** SOURCE MATERIAL **
· · · ·
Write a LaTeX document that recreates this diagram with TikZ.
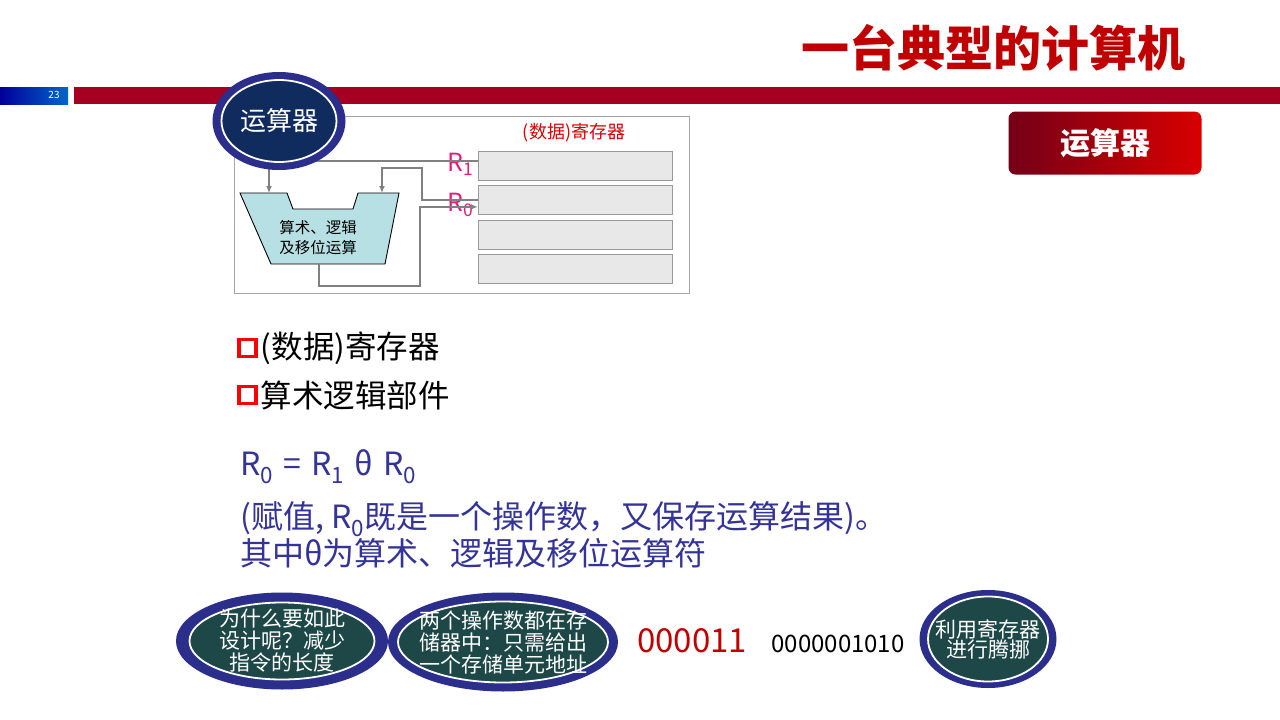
\documentclass[tikz,border=0pt]{standalone}
\usepackage{fontspec}
\setmainfont{Noto Sans CJK SC}
\usetikzlibrary{arrows.meta,positioning,shapes.geometric}
\definecolor{barred}{RGB}{165,0,33}
\definecolor{titlered}{RGB}{192,0,0}
\definecolor{ringblue}{RGB}{44,46,140}
\definecolor{darknavy}{RGB}{16,44,94}
\definecolor{darkteal}{RGB}{30,72,72}
\definecolor{textblue}{RGB}{51,51,153}
\definecolor{regpink}{RGB}{228,30,120}
\definecolor{wiregray}{RGB}{128,128,128}
\definecolor{alucyan}{RGB}{183,224,228}

\begin{document}
\begin{tikzpicture}[x=1pt,y=-1pt,>=Latex,node distance=5pt]
  \tikzstyle{outring}=[ellipse,fill=ringblue,inner sep=0pt]
  \tikzstyle{inring}=[ellipse,draw=white,line width=1.8pt,inner sep=0pt]
  \tikzstyle{ringtext}=[align=center,text=white,inner sep=0pt]
  \tikzstyle{regbox}=[draw=gray!80,fill=gray!18,minimum width=194pt,minimum height=29pt,inner sep=0pt]
  \tikzstyle{wire}=[draw=wiregray,line width=1.8pt]
  \tikzstyle{sqmark}=[draw=red,line width=3.5pt,minimum size=17pt,inner sep=0pt]
  \tikzstyle{bigtext}=[font=\fontsize{31.5}{34}\selectfont,inner sep=0pt]
  \tikzstyle{bluetext}=[font=\fontsize{32}{34}\selectfont,text=textblue,inner sep=0pt,anchor=west]
  \useasboundingbox[fill=white] (0,0) rectangle (1280,720);

  \fill[left color=blue!60!black,right color=blue!50!cyan!80!black] (0,87) rectangle (68,104);
  \node[text=white,font=\fontsize{10}{12}\selectfont] (pagenum) at (54,95) {23};
  \fill[barred] (74,87) rectangle (1280,104);

  \node[text=titlered,font=\fontsize{48}{52}\bfseries\selectfont] (title) at (993,48) {一台典型的计算机};
  \node[rounded corners=7pt,left color=barred!70!black,right color=red!85!black,minimum width=193pt,minimum height=63pt,text=white,font=\fontsize{30}{32}\bfseries\selectfont] (tag) at (1105,143) {运算器};

  \draw[gray!70,line width=0.9pt] (234,116) rectangle (689,293);
  \node[text=red!85!black,font=\fontsize{18}{20}\selectfont] (reglabel) at (574,133) {(数据)寄存器};
  \node[regbox] (r1) at (575,165.5) {};
  \node[regbox,below=of r1] (r0) {};
  \node[regbox,below=of r0] (r2) {};
  \node[regbox,below=of r2] (r3) {};
  \node[text=regpink,font=\fontsize{25}{26}\selectfont,inner sep=0pt] (r1name) at (461,164) {R\textsubscript{1}};
  \node[text=regpink,font=\fontsize{25}{26}\selectfont,inner sep=0pt] (r0name) at (461,205) {R\textsubscript{0}};

  \draw[fill=alucyan,line width=0.9pt] (240,193) -- (287,193) -- (293,209) -- (353,209) -- (358,193) -- (399,193) -- (385,264) -- (271,264) -- cycle;
  \coordinate (inA) at (269,193);
  \coordinate (inB) at (382,193);
  \coordinate (aluout) at (319,264);
  \node[align=center,font=\fontsize{15.5}{20}\selectfont] (alutext) at (318,238) {算术、逻辑\\及移位运算};

  \draw[wire,-{Latex[length=7pt,width=6pt]}] ([yshift=4.5pt]r1.west) -- ++(-2,0) -| (inA);
  \draw[wire,-{Latex[length=7pt,width=6pt]}] (r0.west) -- ++(-56,0) -- ++(0,-32) -| (inB);
  \draw[wire,-{Latex[length=7pt,width=6pt]}] (aluout) -- ++(0,22) -- ++(101,0) |- ([yshift=-7pt]r0.west);

  \node[outring,minimum width=133pt,minimum height=98pt] (aluring) at (279,121) {};
  \node[inring,fill=darknavy,minimum width=115pt,minimum height=82pt] (alucore) at (279,121) {};
  \node[ringtext,font=\fontsize{26}{28}\selectfont] (alu) at (279,121) {运算器};

  \node[sqmark] (sq1) at (247.5,348) {};
  \node[bigtext,right=3pt of sq1] (item1) {(数据)寄存器};
  \node[sqmark,below=26.5pt of sq1] (sq2) {};
  \node[bigtext,right=3pt of sq2] (item2) {算术逻辑部件};

  \node[bluetext] (formula) at (240,467) {R\textsubscript{0}\hspace{10pt}=\hspace{10pt}R\textsubscript{1}\hspace{10pt}θ\hspace{10pt}R\textsubscript{0}};
  \node[bluetext] (assign) at (240,519) {(赋值, R\textsubscript{0}既是一个操作数，又保存运算结果)。};
  \node[bluetext] (theta) at (240,553) {其中θ为算术、逻辑及移位运算符};

  \node[outring,minimum width=212pt,minimum height=97pt] (whyring) at (282,641) {};
  \node[inring,fill=darkteal,minimum width=185pt,minimum height=77pt] (whycore) at (282,641) {};
  \node[ringtext,font=\fontsize{21}{22}\selectfont] (why) at (282,641) {为什么要如此\\设计呢？减少\\指令的长度};
  \node[outring,minimum width=230pt,minimum height=99pt] (memring) at (503,642) {};
  \node[inring,fill=darkteal,minimum width=210pt,minimum height=81pt] (memcore) at (503,642) {};
  \node[ringtext,font=\fontsize{21}{22}\selectfont] (mem) at (503,642) {两个操作数都在存\\储器中：只需给出\\一个存储单元地址};
  \node[text=titlered,font=\fontsize{33}{36}\selectfont] (opcode) at (692,641) {000011};
  \node[font=\fontsize{24}{26}\selectfont] (addr) at (838,644) {0000001010};
  \node[outring,minimum width=137pt,minimum height=98pt] (usering) at (988,639) {};
  \node[inring,fill=darkteal,minimum width=120pt,minimum height=85pt] (usecore) at (988,639) {};
  \node[ringtext,font=\fontsize{21}{20}\selectfont] (use) at (988,639) {利用寄存器\\进行腾挪};
\end{tikzpicture}
\end{document}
· · · ·
** GOAL **
Copy the data character for character, but drop all pictures from the copy.

** EXPECTED ANSWER **
Write a LaTeX document that recreates this diagram with TikZ.
\documentclass[tikz,border=0pt]{standalone}
\usepackage{fontspec}
\setmainfont{Noto Sans CJK SC}
\usetikzlibrary{arrows.meta,positioning,shapes.geometric}
\definecolor{barred}{RGB}{165,0,33}
\definecolor{titlered}{RGB}{192,0,0}
\definecolor{ringblue}{RGB}{44,46,140}
\definecolor{darknavy}{RGB}{16,44,94}
\definecolor{darkteal}{RGB}{30,72,72}
\definecolor{textblue}{RGB}{51,51,153}
\definecolor{regpink}{RGB}{228,30,120}
\definecolor{wiregray}{RGB}{128,128,128}
\definecolor{alucyan}{RGB}{183,224,228}

\begin{document}
\begin{tikzpicture}[x=1pt,y=-1pt,>=Latex,node distance=5pt]
  \tikzstyle{outring}=[ellipse,fill=ringblue,inner sep=0pt]
  \tikzstyle{inring}=[ellipse,draw=white,line width=1.8pt,inner sep=0pt]
  \tikzstyle{ringtext}=[align=center,text=white,inner sep=0pt]
  \tikzstyle{regbox}=[draw=gray!80,fill=gray!18,minimum width=194pt,minimum height=29pt,inner sep=0pt]
  \tikzstyle{wire}=[draw=wiregray,line width=1.8pt]
  \tikzstyle{sqmark}=[draw=red,line width=3.5pt,minimum size=17pt,inner sep=0pt]
  \tikzstyle{bigtext}=[font=\fontsize{31.5}{34}\selectfont,inner sep=0pt]
  \tikzstyle{bluetext}=[font=\fontsize{32}{34}\selectfont,text=textblue,inner sep=0pt,anchor=west]
  \useasboundingbox[fill=white] (0,0) rectangle (1280,720);

  \fill[left color=blue!60!black,right color=blue!50!cyan!80!black] (0,87) rectangle (68,104);
  \node[text=white,font=\fontsize{10}{12}\selectfont] (pagenum) at (54,95) {23};
  \fill[barred] (74,87) rectangle (1280,104);

  \node[text=titlered,font=\fontsize{48}{52}\bfseries\selectfont] (title) at (993,48) {一台典型的计算机};
  \node[rounded corners=7pt,left color=barred!70!black,right color=red!85!black,minimum width=193pt,minimum height=63pt,text=white,font=\fontsize{30}{32}\bfseries\selectfont] (tag) at (1105,143) {运算器};

  \draw[gray!70,line width=0.9pt] (234,116) rectangle (689,293);
  \node[text=red!85!black,font=\fontsize{18}{20}\selectfont] (reglabel) at (574,133) {(数据)寄存器};
  \node[regbox] (r1) at (575,165.5) {};
  \node[regbox,below=of r1] (r0) {};
  \node[regbox,below=of r0] (r2) {};
  \node[regbox,below=of r2] (r3) {};
  \node[text=regpink,font=\fontsize{25}{26}\selectfont,inner sep=0pt] (r1name) at (461,164) {R\textsubscript{1}};
  \node[text=regpink,font=\fontsize{25}{26}\selectfont,inner sep=0pt] (r0name) at (461,205) {R\textsubscript{0}};

  \draw[fill=alucyan,line width=0.9pt] (240,193) -- (287,193) -- (293,209) -- (353,209) -- (358,193) -- (399,193) -- (385,264) -- (271,264) -- cycle;
  \coordinate (inA) at (269,193);
  \coordinate (inB) at (382,193);
  \coordinate (aluout) at (319,264);
  \node[align=center,font=\fontsize{15.5}{20}\selectfont] (alutext) at (318,238) {算术、逻辑\\及移位运算};

  \draw[wire,-{Latex[length=7pt,width=6pt]}] ([yshift=4.5pt]r1.west) -- ++(-2,0) -| (inA);
  \draw[wire,-{Latex[length=7pt,width=6pt]}] (r0.west) -- ++(-56,0) -- ++(0,-32) -| (inB);
  \draw[wire,-{Latex[length=7pt,width=6pt]}] (aluout) -- ++(0,22) -- ++(101,0) |- ([yshift=-7pt]r0.west);

  \node[outring,minimum width=133pt,minimum height=98pt] (aluring) at (279,121) {};
  \node[inring,fill=darknavy,minimum width=115pt,minimum height=82pt] (alucore) at (279,121) {};
  \node[ringtext,font=\fontsize{26}{28}\selectfont] (alu) at (279,121) {运算器};

  \node[sqmark] (sq1) at (247.5,348) {};
  \node[bigtext,right=3pt of sq1] (item1) {(数据)寄存器};
  \node[sqmark,below=26.5pt of sq1] (sq2) {};
  \node[bigtext,right=3pt of sq2] (item2) {算术逻辑部件};

  \node[bluetext] (formula) at (240,467) {R\textsubscript{0}\hspace{10pt}=\hspace{10pt}R\textsubscript{1}\hspace{10pt}θ\hspace{10pt}R\textsubscript{0}};
  \node[bluetext] (assign) at (240,519) {(赋值, R\textsubscript{0}既是一个操作数，又保存运算结果)。};
  \node[bluetext] (theta) at (240,553) {其中θ为算术、逻辑及移位运算符};

  \node[outring,minimum width=212pt,minimum height=97pt] (whyring) at (282,641) {};
  \node[inring,fill=darkteal,minimum width=185pt,minimum height=77pt] (whycore) at (282,641) {};
  \node[ringtext,font=\fontsize{21}{22}\selectfont] (why) at (282,641) {为什么要如此\\设计呢？减少\\指令的长度};
  \node[outring,minimum width=230pt,minimum height=99pt] (memring) at (503,642) {};
  \node[inring,fill=darkteal,minimum width=210pt,minimum height=81pt] (memcore) at (503,642) {};
  \node[ringtext,font=\fontsize{21}{22}\selectfont] (mem) at (503,642) {两个操作数都在存\\储器中：只需给出\\一个存储单元地址};
  \node[text=titlered,font=\fontsize{33}{36}\selectfont] (opcode) at (692,641) {000011};
  \node[font=\fontsize{24}{26}\selectfont] (addr) at (838,644) {0000001010};
  \node[outring,minimum width=137pt,minimum height=98pt] (usering) at (988,639) {};
  \node[inring,fill=darkteal,minimum width=120pt,minimum height=85pt] (usecore) at (988,639) {};
  \node[ringtext,font=\fontsize{21}{20}\selectfont] (use) at (988,639) {利用寄存器\\进行腾挪};
\end{tikzpicture}
\end{document}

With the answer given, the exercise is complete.